21 Sep 2021 | 01.43 pm
State Loans For Redundancy Payments
And redundancy top-up for employees too
21 Sep 2021 | 01.43 pm
The government has announced a special payment for employees made redundant who have lost reckonable service while in receipt of the PUP or dole payments over the pandemic.
The move comes ahead of employees being able claim redundancy payments from their employer from September 30. This right had been suspended since last year due to the Covid pandemic.
The state will make a special payment of up to a maximum of €1,860 to workers who have lost out on reckonable service while temporarily laid off over the course of the pandemic and who are made redundant.
To support employers, where they are unable to meet their financial obligations in paying statutory redundancy to their employees, the government will also fund statutory redundancy payments from the Social Insurance Fund on their behalf.
“A flexible and discretionary approach will be taken in relation to recovery of the redundancy debt and in many cases the debt can be repaid over a number of years,” said a government statement.
Enterprise minister Leo Varadkar (pictured) commented: “The emergency provision was put in place at a time when many thousands of businesses were forced to close or severely reduce their operations because of Covid-19. Throughout the pandemic, our economic priority has been to reduce the number of jobs lost and permanent business closures.
“Our objective here is to ensure workers aren’t left short and employers aren’t burdened with heavy costs.
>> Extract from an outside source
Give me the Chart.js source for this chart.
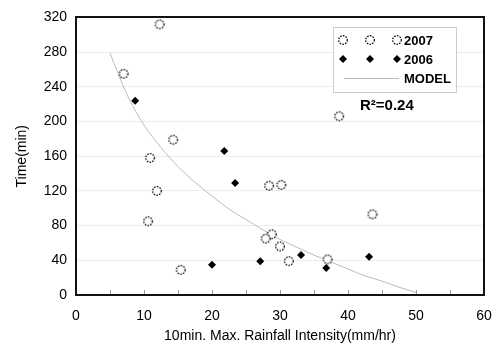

I want to reassure workers who have spent the last few months on the PUP or another jobseeker payment because of the pandemic, that in situations of redundancy we will provide you with a payment up to a maximum of €1,860, to compensate for the reckonable service that you have lost due to no fault of your own.
“I also know many businesses are still struggling to get back on their feet and I want to assure them that the Social Insurance Fund is available to help if an employer is unable to pay, and we will be very flexible when it comes to repayments.”
‘Reckonable service’ is the service that is taken into account when calculating a redundancy lump sum payment, and is a separate and distinct matter from the qualification threshold.
An individual must first meet statutory qualification criteria before becoming eligible to receive a lump sum. As matters stand, a period of lay-off within the final three years of service before redundancy is not allowable as reckonable for the purposes of the calculation of this payment. Furthermore, it is the employers’ responsibility to pay statutory redundancy payments in the first instance.
According to Varadkar, the Department of Enterprise, Trade and Employment has received legal advice to the effect that imposing the cost of the layoff period (if it were to be allowable as reckonable service) on employers would give rise to constitutional issues and is fraught with legal risk.